Probability problem without the usual information A random variable $\xi$ has the normal distribution with expectation value of $25$. The probability of such random variable being in the interval $(10,15)$ is $0.07$.
The question now is how can one get the probability of the random variable being in another interval?
I wonder how we can do this without having the deviation in this case. In particular, I'm looking at the interval $(30,35)$.
 A: If $\xi$ is a normally-distributed random variable with expectation $25$
and variance $\sigma^2$, then
$$Y = \frac{\xi - 25}{\sigma}$$
is a standard normal random variable.
Moreover,
$$\begin{eqnarray}
P(10 < \xi < 15)
 &=& P\left(\frac{10 - 25}{\sigma} < Y < \frac{15 - 25}{\sigma} \right) \\
 &=& P\left(-\frac{15}{\sigma} < Y < -\frac{10}{\sigma} \right) \\
 &=& \Phi\left(-\frac{10}{\sigma}\right)
      - \Phi\left(-\frac{15}{\sigma}\right) \\
 &=& \Phi\left(\frac{15}{\sigma}\right)
      - \Phi\left(\frac{10}{\sigma}\right).
\end{eqnarray}$$
Note that it is a mere coincidence that the same numbers show up in the
numerators inside the $\Phi$ function as at the endpoints of the
original interval $(10,15)$; this is due to the fact that $10 + 15 = 25.$
So we need to find $\sigma$ such that
$$\Phi\left(\frac{15}{\sigma}\right)
      - \Phi\left(\frac{10}{\sigma}\right) = 0.07.$$
I think this requires numerical methods to solve, but you can get
a good approximation.
(It's possible that when you actually look at a table of
cumulative probability for the standard normal distribution,
the answer will "jump out" at you. I have not looked.)

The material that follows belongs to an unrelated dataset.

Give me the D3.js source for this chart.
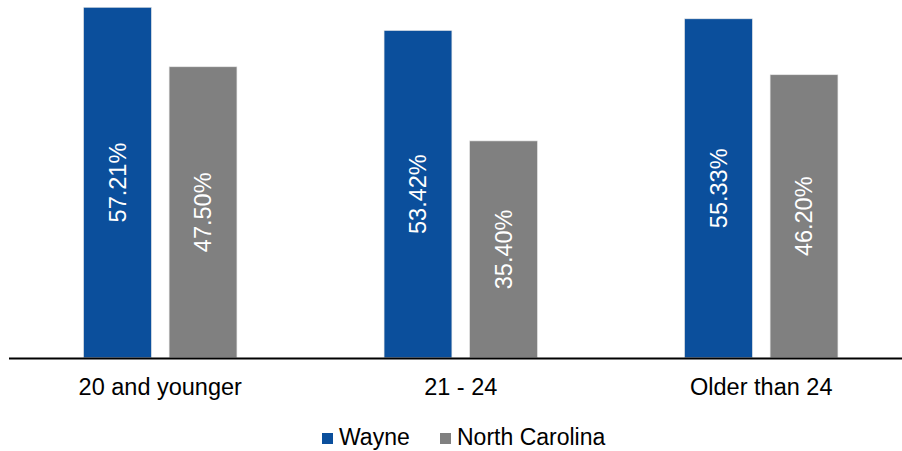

Once you have found $\sigma$ to a reasonable accuracy,
you have a complete description of the normal random variable $\xi$
and you can find the probability that it falls in some other interval.

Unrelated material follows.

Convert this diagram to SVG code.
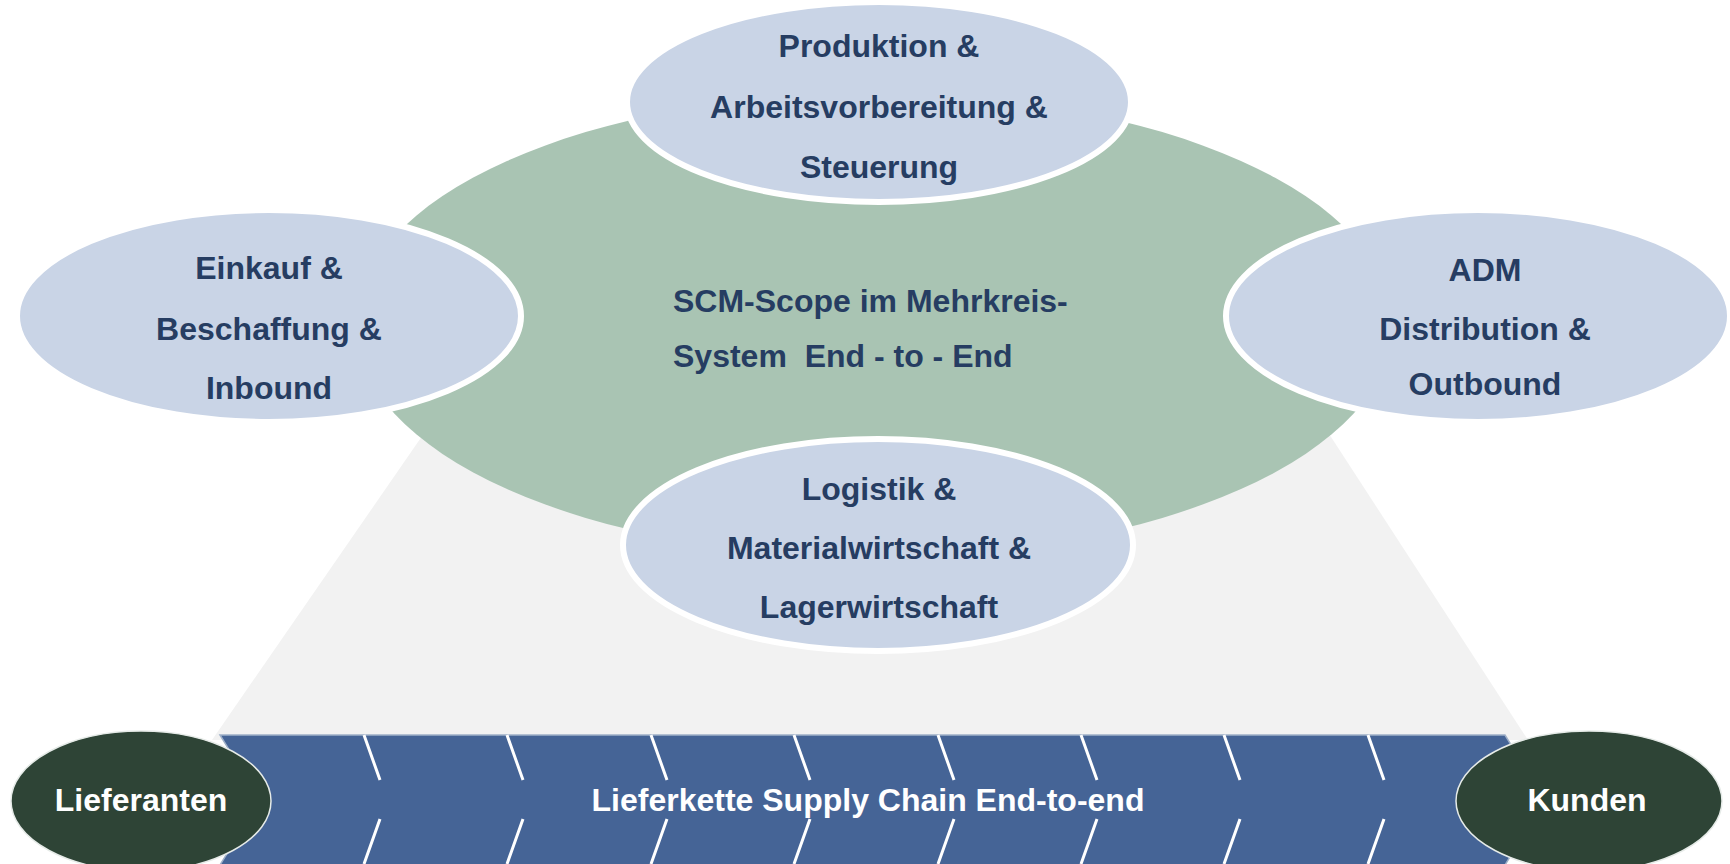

A: This is not an answer but it is too long for a comment.
Following David K's answer, for $0 \leq x\leq2.2$, there is a very simple approximation (proposed by Shah in 1985) which is good to two decimal places (largest error $\approx 0.005$) is given by $$\Phi(x)\approx 0.1x(4.4-x)$$ Applying it to $$\Phi\left(\frac{15}{\sigma}\right)

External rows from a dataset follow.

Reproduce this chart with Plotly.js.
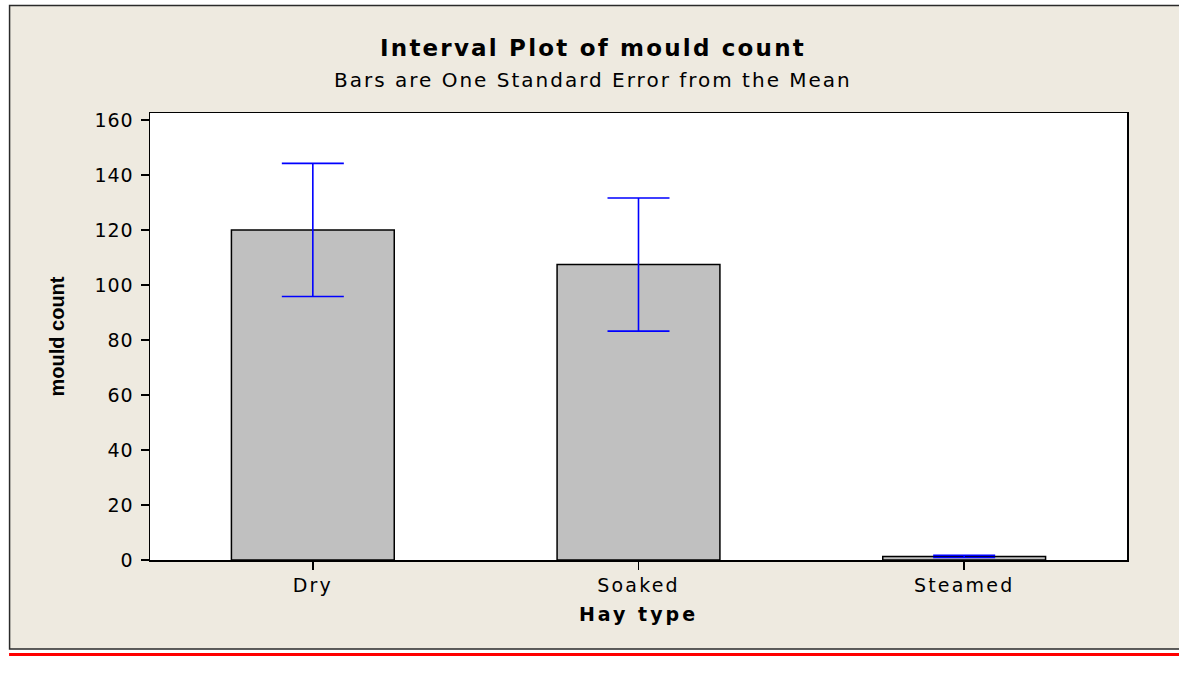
<!DOCTYPE html>
<html>
<head>
<meta charset="utf-8">
<script src="https://cdn.plot.ly/plotly-3.0.1.min.js"></script>
<style>
  html, body { margin: 0; padding: 0; background: #ffffff; }
  #chart { width: 1179px; height: 696px; }
  .xtick text { letter-spacing: 2.2px; }
  .ytick text { letter-spacing: 1px; }
  .gtitle { letter-spacing: 2.2px; }
  .annotation-text { letter-spacing: 2px; }
  .xtitle { letter-spacing: 3px; }
</style>
</head>
<body>
<div id="chart"></div>
<script>
// Data
const categories = ["Dry", "Soaked", "Steamed"];
const meanValues = [120.0, 107.4, 1.3];
const stdErrors = [24.2, 24.2, 0.4];
const yTickValues = [0, 20, 40, 60, 80, 100, 120, 140, 160];

const chartTitle = "Interval Plot of mould count";
const chartSubtitle = "Bars are One Standard Error from the Mean";
const xTitle = "Hay type";
const yTitle = "mould count";

const trace = {
  type: "bar",
  x: categories,
  y: meanValues,
  width: 0.5,
  marker: { color: "#c0c0c0", line: { color: "#000000", width: 1.5 } },
  error_y: { type: "data", array: stdErrors, visible: true, color: "#0000ff", thickness: 1.6, width: 31 },
  hoverinfo: "none"
};

const layout = {
  width: 1179,
  height: 696,
  paper_bgcolor: "#ffffff",
  plot_bgcolor: "rgba(0,0,0,0)",
  margin: { l: 150, r: 51.5, t: 113, b: 136, pad: 0 },
  showlegend: false,
  font: { family: "DejaVu Sans, Verdana, sans-serif", color: "#000000" },
  title: {
    text: chartTitle,
    font: { family: "DejaVu Sans", size: 23, weight: "bold", color: "#000000" },
    x: 593 / 1179, xref: "container", xanchor: "center",
    y: 1 - 48 / 696, yref: "container", yanchor: "middle"
  },
  annotations: [
    { text: chartSubtitle, xref: "paper", yref: "paper",
      x: (593 - 150) / 977.5, y: (560 - 80) / 447, xanchor: "center", yanchor: "middle",
      showarrow: false, font: { family: "DejaVu Sans", size: 20, color: "#000000" } }
  ],
  xaxis: {
    range: [-0.5, 2.5],
    showline: true, linecolor: "#000000", linewidth: 1.5, mirror: true,
    ticks: "outside", ticklen: 8, tickwidth: 1.5, tickcolor: "#000000",
    showgrid: false, zeroline: false,
    tickfont: { family: "DejaVu Sans", size: 19, color: "#000000" },
    title: { text: xTitle, standoff: 12, font: { family: "DejaVu Sans", size: 19, weight: "bold", color: "#000000" } },
    fixedrange: true
  },
  yaxis: {
    range: [0, 162.5],
    tickvals: yTickValues,
    showline: true, linecolor: "#000000", linewidth: 1.5, mirror: true,
    ticks: "outside", ticklen: 8, tickwidth: 1.5, tickcolor: "#000000",
    showgrid: false, zeroline: false,
    tickfont: { family: "DejaVu Sans", size: 19, color: "#000000" },
    ticklabelstandoff: 3,
    title: { text: yTitle, standoff: 24, font: { family: "Liberation Sans, Arial, sans-serif", size: 20, weight: "bold", color: "#000000" } },
    fixedrange: true
  },
  shapes: [
    { type: "rect", xref: "paper", yref: "paper", layer: "below",
      x0: (9.5 - 150) / 977.5, x1: (1182 - 150) / 977.5,
      y0: (560 - 649) / 447, y1: (560 - 5.5) / 447,
      fillcolor: "#eeeae0", line: { color: "#2a2a2a", width: 1.5 } },
    { type: "rect", xref: "x domain", yref: "y domain", layer: "below",
      x0: 0, x1: 1, y0: 0, y1: 1,
      fillcolor: "#ffffff", line: { width: 0 } },
    { type: "line", xref: "paper", yref: "paper", layer: "above",
      x0: (9 - 150) / 977.5, x1: (1182 - 150) / 977.5,
      y0: (560 - 654.5) / 447, y1: (560 - 654.5) / 447,
      line: { color: "#ff0000", width: 3 } }
  ]
};

Plotly.newPlot("chart", [trace], layout, { displayModeBar: false, staticPlot: true });
</script>
</body>
</html>
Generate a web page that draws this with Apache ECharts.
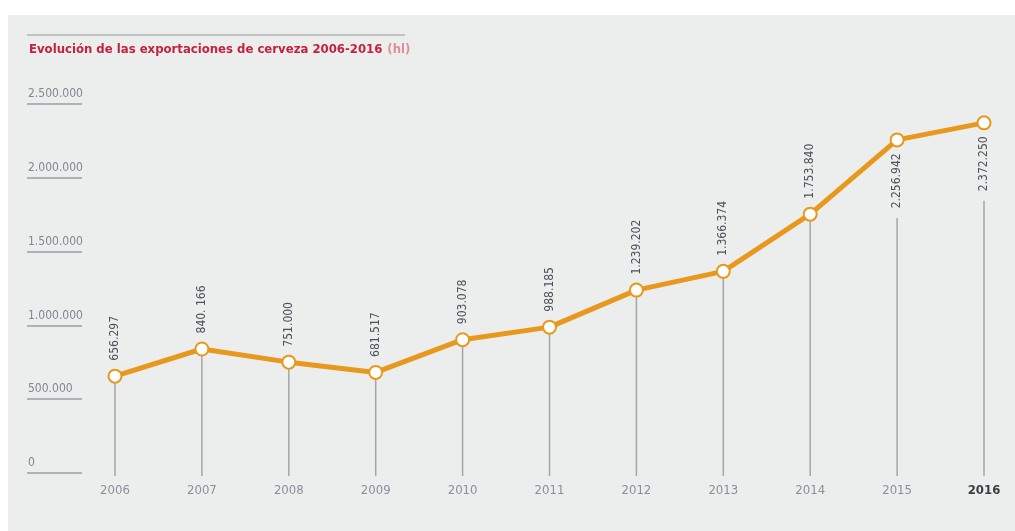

      - \Phi\left(\frac{10}{\sigma}\right) = 0.07$$ we then arrive to a quadratic equation $$7 \sigma^2-220 \sigma+1250=0$$ for which the solution to be retained is $\sigma=\frac{5}{7} \left(22+\sqrt{134}\right)\approx 23.9827$.
Considering the more general case of $$\Phi\left(\frac{a}{\sigma}\right)
      - \Phi\left(\frac{b}{\sigma}\right) = c$$ the approximate solution is obtained solving  $$50 c \sigma ^2-  22(a-b)\sigma+5 (a^2- b^2)=0$$
Edit
For the same range, Shah formula can be slightly improved using  $$\Phi(x)\approx x\left(\frac{131}{299}-\frac{20 }{201}x\right) $$ but this will not change the results significantly.